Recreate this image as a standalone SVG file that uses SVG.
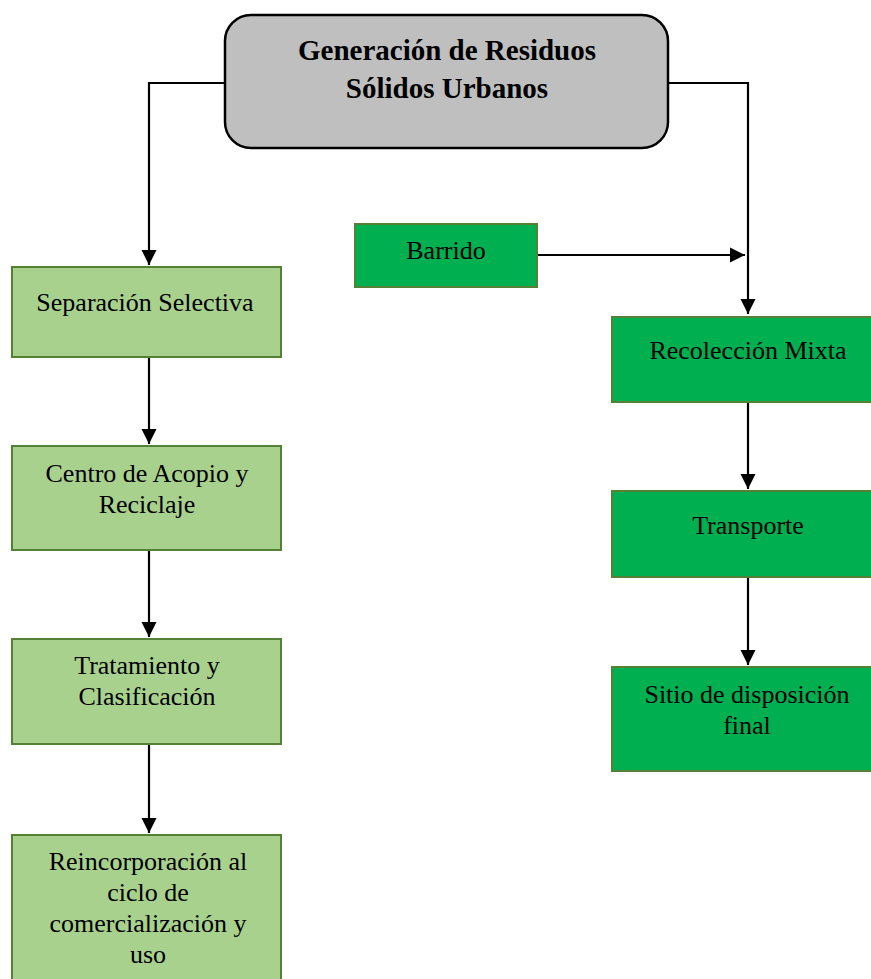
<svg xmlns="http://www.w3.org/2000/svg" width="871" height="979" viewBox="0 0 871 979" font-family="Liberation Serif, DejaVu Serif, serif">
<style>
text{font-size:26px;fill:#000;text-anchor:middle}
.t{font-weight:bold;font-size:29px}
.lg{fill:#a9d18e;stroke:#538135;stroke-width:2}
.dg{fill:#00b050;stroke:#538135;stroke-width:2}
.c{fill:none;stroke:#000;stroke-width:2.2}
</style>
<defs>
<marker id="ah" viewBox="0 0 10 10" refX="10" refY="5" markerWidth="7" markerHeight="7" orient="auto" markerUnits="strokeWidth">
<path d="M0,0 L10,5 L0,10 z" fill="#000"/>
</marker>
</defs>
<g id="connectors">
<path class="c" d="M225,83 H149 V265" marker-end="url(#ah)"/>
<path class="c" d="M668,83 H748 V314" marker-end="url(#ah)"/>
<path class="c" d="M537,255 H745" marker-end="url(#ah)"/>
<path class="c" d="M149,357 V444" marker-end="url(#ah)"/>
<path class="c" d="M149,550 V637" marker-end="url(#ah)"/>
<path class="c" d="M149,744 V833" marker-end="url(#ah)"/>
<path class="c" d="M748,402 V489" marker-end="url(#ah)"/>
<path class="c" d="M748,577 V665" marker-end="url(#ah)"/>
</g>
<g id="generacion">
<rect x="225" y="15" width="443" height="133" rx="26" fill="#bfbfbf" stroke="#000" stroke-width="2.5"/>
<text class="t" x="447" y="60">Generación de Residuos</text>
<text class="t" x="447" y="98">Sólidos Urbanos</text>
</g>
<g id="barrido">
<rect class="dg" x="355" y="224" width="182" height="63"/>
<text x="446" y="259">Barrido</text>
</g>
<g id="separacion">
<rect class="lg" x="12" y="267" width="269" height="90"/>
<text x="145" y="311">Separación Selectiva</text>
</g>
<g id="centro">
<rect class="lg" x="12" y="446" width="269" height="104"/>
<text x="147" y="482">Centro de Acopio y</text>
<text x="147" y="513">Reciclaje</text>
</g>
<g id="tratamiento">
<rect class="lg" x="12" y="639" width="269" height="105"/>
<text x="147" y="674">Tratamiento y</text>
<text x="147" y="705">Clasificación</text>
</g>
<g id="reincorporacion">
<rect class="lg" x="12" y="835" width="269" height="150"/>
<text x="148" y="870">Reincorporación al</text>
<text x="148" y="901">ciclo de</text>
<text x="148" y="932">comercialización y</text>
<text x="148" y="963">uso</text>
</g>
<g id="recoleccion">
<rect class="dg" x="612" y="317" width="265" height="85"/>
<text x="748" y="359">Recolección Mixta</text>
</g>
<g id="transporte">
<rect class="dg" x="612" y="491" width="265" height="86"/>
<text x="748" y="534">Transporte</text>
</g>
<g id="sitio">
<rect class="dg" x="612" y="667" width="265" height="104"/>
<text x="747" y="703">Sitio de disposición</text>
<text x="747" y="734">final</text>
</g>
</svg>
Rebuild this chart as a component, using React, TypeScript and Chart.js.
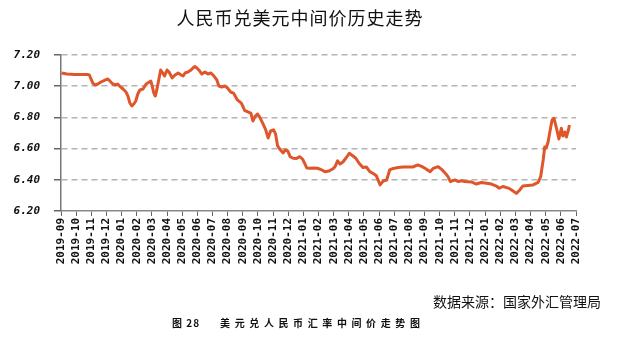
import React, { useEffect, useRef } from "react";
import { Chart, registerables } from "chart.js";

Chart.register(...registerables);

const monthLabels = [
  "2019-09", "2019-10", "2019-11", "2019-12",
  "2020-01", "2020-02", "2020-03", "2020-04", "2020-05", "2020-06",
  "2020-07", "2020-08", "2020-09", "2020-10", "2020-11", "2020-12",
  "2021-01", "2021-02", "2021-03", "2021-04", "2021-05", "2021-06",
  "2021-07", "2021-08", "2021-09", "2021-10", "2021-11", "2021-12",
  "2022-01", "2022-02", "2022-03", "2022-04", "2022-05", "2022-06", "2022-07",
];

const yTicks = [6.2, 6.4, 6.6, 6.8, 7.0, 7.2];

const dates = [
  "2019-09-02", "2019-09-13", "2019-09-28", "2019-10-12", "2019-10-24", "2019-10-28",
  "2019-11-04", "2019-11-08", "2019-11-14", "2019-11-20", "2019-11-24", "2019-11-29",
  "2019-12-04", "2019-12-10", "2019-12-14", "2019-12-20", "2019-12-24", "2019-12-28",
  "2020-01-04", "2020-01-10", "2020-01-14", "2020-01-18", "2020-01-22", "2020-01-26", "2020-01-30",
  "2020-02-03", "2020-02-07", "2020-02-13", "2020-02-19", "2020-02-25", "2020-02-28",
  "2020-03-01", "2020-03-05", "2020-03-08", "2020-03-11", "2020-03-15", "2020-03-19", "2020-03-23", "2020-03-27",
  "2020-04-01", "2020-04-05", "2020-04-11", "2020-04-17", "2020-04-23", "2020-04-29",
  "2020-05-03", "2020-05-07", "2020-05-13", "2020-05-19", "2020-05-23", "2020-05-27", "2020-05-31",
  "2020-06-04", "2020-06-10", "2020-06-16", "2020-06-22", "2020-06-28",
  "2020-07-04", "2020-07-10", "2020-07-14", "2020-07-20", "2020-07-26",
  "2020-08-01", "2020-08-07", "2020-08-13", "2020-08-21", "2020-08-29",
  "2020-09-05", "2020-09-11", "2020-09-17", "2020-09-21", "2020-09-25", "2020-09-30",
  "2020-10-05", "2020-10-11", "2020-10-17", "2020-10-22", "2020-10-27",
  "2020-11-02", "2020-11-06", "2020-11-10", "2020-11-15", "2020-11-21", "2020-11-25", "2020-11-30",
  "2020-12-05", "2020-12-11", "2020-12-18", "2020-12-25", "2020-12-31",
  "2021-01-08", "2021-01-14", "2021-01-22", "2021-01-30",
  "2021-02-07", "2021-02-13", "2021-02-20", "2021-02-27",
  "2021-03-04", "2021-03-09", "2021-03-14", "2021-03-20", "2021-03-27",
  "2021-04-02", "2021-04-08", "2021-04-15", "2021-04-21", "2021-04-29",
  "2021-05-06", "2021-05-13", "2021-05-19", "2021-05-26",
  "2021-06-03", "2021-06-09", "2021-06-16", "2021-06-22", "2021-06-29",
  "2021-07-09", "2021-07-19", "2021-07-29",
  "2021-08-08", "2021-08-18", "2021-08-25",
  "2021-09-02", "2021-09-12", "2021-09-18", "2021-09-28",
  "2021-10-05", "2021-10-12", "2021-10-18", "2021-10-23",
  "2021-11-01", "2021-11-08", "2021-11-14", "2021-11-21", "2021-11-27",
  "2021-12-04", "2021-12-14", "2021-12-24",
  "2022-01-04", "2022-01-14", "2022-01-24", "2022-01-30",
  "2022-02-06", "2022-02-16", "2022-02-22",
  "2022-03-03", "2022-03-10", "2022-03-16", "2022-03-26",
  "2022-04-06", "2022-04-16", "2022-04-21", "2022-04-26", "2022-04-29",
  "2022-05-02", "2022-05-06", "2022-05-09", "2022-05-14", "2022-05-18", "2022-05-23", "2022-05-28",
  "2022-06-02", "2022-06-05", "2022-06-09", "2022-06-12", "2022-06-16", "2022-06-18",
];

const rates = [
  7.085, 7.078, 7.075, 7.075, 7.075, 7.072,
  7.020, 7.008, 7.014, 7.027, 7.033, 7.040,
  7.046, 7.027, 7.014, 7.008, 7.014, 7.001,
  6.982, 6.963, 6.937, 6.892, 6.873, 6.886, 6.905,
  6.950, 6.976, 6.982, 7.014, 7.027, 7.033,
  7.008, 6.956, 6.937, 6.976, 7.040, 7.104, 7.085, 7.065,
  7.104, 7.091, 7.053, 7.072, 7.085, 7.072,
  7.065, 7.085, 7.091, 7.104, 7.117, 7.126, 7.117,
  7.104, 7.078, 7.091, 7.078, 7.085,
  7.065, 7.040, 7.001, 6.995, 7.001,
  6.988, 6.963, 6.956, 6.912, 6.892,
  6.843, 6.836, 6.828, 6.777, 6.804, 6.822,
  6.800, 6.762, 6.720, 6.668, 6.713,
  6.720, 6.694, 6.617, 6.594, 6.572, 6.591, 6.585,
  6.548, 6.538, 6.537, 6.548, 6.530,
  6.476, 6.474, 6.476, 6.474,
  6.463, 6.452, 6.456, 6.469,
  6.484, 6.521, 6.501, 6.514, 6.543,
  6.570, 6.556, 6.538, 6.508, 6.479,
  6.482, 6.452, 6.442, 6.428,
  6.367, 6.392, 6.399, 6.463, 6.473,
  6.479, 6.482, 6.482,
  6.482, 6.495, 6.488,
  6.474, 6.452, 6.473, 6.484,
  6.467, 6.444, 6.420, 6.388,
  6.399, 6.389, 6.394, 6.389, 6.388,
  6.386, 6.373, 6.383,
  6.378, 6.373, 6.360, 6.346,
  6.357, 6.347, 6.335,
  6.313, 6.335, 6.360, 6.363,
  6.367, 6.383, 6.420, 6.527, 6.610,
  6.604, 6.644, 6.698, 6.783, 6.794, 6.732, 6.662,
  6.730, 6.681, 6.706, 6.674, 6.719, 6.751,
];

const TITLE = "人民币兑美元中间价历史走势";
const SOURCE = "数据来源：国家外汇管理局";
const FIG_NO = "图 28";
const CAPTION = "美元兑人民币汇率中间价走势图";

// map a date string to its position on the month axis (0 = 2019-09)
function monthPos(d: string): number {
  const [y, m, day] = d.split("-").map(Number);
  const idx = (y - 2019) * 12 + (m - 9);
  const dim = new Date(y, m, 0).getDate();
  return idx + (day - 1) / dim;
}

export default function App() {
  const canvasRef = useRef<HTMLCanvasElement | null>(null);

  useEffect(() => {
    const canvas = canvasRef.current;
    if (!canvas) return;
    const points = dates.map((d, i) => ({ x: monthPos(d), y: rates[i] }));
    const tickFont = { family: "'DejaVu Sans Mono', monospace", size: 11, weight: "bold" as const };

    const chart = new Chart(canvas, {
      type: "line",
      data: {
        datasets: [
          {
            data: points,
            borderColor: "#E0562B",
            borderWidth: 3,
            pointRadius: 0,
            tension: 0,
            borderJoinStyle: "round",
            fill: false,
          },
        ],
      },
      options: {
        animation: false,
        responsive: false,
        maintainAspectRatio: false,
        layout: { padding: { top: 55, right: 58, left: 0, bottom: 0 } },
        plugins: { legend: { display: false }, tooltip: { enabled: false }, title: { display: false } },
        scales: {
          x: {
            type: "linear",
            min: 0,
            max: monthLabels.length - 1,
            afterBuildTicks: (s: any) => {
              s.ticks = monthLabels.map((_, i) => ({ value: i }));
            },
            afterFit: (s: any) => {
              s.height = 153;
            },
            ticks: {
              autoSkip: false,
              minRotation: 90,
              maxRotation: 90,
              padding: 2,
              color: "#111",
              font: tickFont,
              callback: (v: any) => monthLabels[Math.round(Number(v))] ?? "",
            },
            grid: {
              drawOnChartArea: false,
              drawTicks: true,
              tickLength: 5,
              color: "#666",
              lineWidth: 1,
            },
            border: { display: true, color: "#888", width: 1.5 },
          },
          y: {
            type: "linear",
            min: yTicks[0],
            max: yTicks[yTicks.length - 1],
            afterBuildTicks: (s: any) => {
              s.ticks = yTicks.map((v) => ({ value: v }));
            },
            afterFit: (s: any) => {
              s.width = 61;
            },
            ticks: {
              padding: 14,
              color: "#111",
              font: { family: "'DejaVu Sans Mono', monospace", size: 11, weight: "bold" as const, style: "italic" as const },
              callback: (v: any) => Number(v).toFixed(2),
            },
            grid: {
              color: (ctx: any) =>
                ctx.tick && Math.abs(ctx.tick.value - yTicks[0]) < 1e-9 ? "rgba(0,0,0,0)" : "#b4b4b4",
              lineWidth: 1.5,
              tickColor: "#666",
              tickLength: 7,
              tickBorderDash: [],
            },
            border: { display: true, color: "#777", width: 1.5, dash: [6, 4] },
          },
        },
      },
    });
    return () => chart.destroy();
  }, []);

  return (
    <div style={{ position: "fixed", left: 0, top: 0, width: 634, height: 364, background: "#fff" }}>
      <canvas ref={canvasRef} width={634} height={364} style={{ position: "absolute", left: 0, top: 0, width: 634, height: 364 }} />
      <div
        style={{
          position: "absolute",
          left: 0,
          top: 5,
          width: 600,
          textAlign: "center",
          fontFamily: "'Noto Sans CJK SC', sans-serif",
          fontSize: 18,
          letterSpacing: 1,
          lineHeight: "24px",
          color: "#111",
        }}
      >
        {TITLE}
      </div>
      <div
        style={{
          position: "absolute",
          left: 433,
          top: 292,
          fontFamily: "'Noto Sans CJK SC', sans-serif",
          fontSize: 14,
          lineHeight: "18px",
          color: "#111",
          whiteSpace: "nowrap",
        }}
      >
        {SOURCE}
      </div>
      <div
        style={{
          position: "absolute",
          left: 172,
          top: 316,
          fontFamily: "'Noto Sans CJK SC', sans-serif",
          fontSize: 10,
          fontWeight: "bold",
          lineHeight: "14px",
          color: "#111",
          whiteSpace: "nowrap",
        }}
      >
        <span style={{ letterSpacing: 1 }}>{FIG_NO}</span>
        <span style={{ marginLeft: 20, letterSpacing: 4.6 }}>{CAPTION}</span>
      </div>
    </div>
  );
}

...

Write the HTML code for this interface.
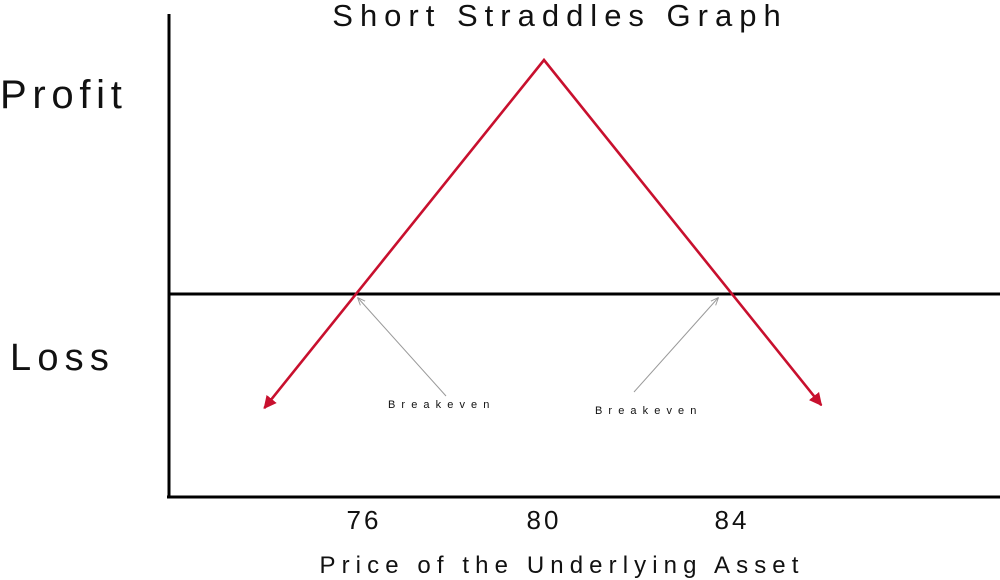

...

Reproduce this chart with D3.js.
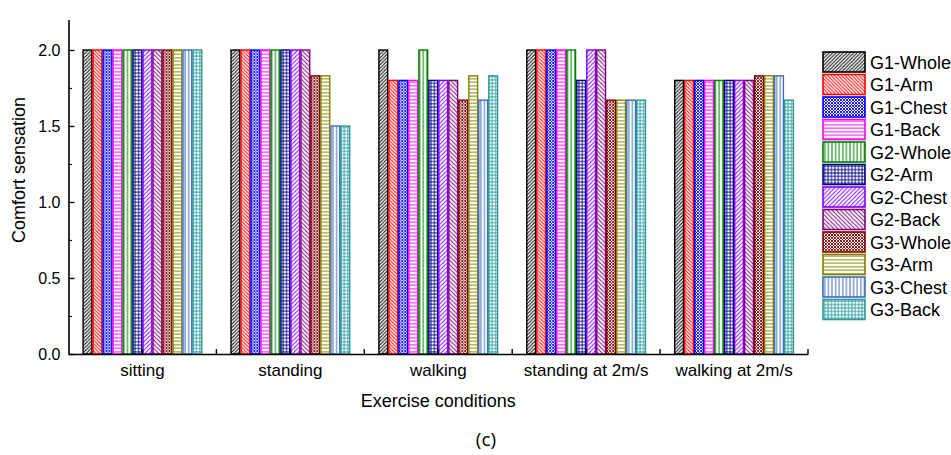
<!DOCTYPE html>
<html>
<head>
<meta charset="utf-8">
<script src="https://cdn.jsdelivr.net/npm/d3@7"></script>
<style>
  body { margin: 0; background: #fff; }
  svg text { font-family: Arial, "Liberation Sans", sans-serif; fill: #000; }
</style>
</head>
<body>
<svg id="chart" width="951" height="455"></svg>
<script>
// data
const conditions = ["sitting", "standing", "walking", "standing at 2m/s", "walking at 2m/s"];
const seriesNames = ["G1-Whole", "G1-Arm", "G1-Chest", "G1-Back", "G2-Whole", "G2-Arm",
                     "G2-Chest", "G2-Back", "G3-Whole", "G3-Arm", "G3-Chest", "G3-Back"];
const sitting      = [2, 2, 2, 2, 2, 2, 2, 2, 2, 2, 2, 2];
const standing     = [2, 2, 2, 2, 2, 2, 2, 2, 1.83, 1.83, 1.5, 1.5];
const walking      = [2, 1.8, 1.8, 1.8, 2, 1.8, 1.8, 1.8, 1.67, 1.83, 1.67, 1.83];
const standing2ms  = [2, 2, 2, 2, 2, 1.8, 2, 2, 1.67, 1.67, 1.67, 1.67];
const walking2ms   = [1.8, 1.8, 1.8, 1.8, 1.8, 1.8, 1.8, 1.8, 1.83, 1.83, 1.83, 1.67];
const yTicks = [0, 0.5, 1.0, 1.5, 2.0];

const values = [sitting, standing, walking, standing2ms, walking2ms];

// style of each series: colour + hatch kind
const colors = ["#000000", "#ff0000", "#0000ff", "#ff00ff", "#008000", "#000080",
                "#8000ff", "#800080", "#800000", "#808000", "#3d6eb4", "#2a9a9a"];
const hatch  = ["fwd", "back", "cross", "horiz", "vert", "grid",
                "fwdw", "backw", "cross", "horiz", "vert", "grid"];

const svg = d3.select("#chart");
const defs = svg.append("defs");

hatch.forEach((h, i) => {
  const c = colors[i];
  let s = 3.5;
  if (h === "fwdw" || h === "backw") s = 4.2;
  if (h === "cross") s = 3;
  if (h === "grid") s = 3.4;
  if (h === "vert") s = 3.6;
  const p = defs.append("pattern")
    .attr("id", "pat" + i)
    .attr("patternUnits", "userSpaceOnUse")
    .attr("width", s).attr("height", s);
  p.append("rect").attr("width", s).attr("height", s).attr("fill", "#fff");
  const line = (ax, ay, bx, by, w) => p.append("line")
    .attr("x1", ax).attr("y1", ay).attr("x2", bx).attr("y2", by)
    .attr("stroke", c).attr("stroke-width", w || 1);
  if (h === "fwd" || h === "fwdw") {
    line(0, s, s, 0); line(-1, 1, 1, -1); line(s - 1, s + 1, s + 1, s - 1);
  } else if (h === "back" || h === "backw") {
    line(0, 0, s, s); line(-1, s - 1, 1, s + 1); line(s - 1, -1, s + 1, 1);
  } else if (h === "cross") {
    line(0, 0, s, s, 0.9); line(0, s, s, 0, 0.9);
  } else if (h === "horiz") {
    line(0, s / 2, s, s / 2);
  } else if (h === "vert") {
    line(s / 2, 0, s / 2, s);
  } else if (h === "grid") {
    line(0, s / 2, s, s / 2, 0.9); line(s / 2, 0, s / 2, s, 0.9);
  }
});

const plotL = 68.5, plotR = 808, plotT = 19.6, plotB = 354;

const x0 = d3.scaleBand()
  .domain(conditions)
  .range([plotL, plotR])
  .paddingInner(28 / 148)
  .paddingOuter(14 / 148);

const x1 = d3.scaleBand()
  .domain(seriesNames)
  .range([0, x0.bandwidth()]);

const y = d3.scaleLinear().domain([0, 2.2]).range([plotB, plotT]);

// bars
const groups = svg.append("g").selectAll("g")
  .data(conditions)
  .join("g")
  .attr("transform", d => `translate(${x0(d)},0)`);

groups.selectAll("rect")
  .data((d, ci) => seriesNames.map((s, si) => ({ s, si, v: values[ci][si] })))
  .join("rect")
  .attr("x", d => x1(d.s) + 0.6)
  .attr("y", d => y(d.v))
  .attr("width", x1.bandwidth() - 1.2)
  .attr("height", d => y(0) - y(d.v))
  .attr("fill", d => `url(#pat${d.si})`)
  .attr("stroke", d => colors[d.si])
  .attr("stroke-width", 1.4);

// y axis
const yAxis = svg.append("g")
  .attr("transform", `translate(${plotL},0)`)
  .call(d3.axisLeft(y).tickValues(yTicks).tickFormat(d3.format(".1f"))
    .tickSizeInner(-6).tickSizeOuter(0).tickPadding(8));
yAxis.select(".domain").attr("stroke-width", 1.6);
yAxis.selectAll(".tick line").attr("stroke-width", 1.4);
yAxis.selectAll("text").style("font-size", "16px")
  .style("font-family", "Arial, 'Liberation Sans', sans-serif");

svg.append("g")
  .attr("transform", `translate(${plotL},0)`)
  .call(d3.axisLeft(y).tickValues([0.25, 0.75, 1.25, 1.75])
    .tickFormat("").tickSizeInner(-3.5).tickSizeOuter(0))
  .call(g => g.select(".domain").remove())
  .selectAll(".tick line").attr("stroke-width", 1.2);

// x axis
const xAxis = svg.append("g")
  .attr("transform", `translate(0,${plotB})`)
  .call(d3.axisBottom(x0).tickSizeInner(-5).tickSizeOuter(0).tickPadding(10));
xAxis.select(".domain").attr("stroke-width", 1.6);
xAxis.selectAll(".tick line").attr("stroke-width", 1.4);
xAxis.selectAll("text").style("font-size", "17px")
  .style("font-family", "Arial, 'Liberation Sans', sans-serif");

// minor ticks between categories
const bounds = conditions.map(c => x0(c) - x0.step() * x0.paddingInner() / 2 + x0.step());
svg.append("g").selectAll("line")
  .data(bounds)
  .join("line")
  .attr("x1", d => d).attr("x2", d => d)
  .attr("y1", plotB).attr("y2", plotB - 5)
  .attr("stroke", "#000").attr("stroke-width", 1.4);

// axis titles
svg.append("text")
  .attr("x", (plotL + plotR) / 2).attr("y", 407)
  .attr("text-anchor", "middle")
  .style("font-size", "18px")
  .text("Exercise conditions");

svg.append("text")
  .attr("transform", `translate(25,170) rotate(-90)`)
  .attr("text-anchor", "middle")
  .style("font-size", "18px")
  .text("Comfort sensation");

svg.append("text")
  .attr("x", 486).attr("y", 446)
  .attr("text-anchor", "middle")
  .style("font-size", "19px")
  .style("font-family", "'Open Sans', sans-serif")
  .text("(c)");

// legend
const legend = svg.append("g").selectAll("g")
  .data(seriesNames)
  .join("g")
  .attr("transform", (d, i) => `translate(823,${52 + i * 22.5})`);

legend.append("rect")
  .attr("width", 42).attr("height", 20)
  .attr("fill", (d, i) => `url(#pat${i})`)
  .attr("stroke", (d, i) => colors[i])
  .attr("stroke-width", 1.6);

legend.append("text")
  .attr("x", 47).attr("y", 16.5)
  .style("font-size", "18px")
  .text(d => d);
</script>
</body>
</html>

**Aim of the task**. Begin with the line that contains "Rebuild this chart" and end with the line that contains "Chart.register(...registerables);"; write out both and all lines between exactly, but no pictures.

**Output**.
Rebuild this chart as a component, using React, TypeScript and Chart.js.
import React, { useEffect, useRef } from "react";
import { Chart, registerables } from "chart.js";

Chart.register(...registerables);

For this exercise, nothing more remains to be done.